Millers to be fined for delayed sugar cane payments


Tractors deliver cane at a sugar factory in western Kenya. FILE PHOTO | NMG

Sugar millers will be penalised for delaying payments for sugar cane deliveries if Parliament adopts proposed changes to the law, in a bid to protect farmers.

Parliament last week approved changes to the Sugar Bill, 2019 that will require millers to pay farmers within a given period for cane delivered, failure to which they shall pay fines.

Lawmakers voted by acclamation to include the penalty in the Bill that was passed and now awaits presidential assent.

The changes are aimed at protecting farmers who have taken a huge hit from the struggles of the once-lucrative sector.

Cash-strapped sugar millers owe farmers billions of shillings in delayed payment, amid cash flow struggles that have seen the State opt to lease them in a bid to revive the industry.

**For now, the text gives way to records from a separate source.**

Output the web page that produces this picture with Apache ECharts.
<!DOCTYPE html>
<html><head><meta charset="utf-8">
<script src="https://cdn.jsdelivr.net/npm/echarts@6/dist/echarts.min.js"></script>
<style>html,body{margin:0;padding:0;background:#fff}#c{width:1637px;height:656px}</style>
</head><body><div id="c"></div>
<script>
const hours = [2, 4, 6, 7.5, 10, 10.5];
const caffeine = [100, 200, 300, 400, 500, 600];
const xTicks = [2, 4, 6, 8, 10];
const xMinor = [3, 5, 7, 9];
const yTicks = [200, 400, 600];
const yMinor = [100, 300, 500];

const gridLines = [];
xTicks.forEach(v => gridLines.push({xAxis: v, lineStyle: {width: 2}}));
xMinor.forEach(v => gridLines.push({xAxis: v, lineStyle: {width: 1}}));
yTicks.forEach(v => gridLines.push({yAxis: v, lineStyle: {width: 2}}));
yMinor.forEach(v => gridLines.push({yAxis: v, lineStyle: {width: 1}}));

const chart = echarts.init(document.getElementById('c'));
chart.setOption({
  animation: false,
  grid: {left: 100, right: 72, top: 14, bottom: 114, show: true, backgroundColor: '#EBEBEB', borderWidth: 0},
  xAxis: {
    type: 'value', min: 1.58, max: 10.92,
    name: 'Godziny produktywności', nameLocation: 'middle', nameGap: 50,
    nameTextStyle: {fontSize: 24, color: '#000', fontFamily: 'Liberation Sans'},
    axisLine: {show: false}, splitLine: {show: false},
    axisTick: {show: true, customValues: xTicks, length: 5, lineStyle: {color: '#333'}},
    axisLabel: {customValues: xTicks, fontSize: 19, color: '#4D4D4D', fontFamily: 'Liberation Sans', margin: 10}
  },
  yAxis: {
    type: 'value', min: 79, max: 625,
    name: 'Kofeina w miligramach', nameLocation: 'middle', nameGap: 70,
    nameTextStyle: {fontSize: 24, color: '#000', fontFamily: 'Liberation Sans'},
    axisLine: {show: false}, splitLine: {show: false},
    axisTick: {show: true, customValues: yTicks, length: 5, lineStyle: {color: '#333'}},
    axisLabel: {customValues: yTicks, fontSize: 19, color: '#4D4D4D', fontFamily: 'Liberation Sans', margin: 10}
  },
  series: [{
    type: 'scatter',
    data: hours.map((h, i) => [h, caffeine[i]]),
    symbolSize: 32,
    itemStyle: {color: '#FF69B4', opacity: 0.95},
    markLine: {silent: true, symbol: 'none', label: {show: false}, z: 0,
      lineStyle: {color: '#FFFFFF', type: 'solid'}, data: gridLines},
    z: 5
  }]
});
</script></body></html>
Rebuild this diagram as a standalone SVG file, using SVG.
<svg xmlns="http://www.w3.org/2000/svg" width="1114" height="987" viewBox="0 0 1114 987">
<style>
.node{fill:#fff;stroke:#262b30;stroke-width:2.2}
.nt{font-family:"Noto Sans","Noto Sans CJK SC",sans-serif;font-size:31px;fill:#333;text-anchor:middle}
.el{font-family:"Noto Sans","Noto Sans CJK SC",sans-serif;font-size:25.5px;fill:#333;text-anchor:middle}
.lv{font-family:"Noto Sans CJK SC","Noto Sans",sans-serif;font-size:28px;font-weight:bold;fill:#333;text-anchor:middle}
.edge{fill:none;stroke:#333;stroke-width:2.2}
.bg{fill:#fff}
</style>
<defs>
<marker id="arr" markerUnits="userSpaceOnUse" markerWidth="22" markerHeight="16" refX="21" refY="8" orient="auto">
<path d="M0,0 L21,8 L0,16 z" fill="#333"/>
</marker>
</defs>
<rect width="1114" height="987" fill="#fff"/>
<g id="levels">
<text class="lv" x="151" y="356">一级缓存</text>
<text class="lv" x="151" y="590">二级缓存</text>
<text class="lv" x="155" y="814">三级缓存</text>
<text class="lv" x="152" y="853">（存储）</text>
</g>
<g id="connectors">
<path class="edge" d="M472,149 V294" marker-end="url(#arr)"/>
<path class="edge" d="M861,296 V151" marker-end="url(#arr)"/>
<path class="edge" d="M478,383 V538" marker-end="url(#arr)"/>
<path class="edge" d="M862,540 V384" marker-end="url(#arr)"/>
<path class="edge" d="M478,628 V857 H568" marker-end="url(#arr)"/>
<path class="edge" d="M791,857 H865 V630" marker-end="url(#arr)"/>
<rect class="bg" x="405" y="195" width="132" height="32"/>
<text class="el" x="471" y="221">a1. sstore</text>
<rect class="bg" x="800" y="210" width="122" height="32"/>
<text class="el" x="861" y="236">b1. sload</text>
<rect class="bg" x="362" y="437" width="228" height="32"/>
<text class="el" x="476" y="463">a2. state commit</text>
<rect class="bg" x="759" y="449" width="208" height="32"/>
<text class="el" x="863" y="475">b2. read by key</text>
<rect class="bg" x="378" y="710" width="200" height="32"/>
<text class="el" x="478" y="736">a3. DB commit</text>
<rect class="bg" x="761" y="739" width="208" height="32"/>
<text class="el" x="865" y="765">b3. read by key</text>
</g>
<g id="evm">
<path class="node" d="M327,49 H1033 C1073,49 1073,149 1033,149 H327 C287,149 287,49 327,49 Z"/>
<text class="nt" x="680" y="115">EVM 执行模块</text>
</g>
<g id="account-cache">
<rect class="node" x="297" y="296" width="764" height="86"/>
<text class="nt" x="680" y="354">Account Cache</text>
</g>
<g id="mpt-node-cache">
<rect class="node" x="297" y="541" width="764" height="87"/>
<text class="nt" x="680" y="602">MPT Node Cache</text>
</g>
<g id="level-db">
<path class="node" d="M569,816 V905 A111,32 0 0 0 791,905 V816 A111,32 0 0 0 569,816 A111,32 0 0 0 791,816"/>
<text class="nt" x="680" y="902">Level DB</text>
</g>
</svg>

“Clause 33 of the Bill be amended inserting the following new paragraph, maximum period within which farmers are to be paid for sugar crop delivered and penalties for delayed payments,” reads the changes.

Ailing factories like Mumias, Miwani, Chemelil, Nzoia, Muhoroni, and Sony owed farmers and lenders Sh38.5 billion as of last year and the State has since been pushing to write off the debts and pave the way for privatisation of the millers.

Besides delayed payments, farmers are paid based weight of the sugar cane delivered as opposed to the quality, a system that continues to deny them higher earnings from the cane.

Agriculture Cabinet Secretary Peter Munya in April directed Agriculture and Food Authority to ensure that the millers sign new deals with farmers, with a clause for the penalty to be charged for delayed payment.

The millers were to pay an interest of 1.5 percent of the value of the products delivered by farmers in case of delayed payment for their cane, as the government moves to protect growers through enforcement of new contracts.

The State is banking on the Sugar Bill, 2019 in addition to leasing of debt-hit public millers to revive the battered sugar industry.

The Bill will also divide the country’s sugar belt into three zones namely the Upper region, Lower region, and Coastal region and require sugar dealers to present proof of shortage in the domestic market before importing sugar.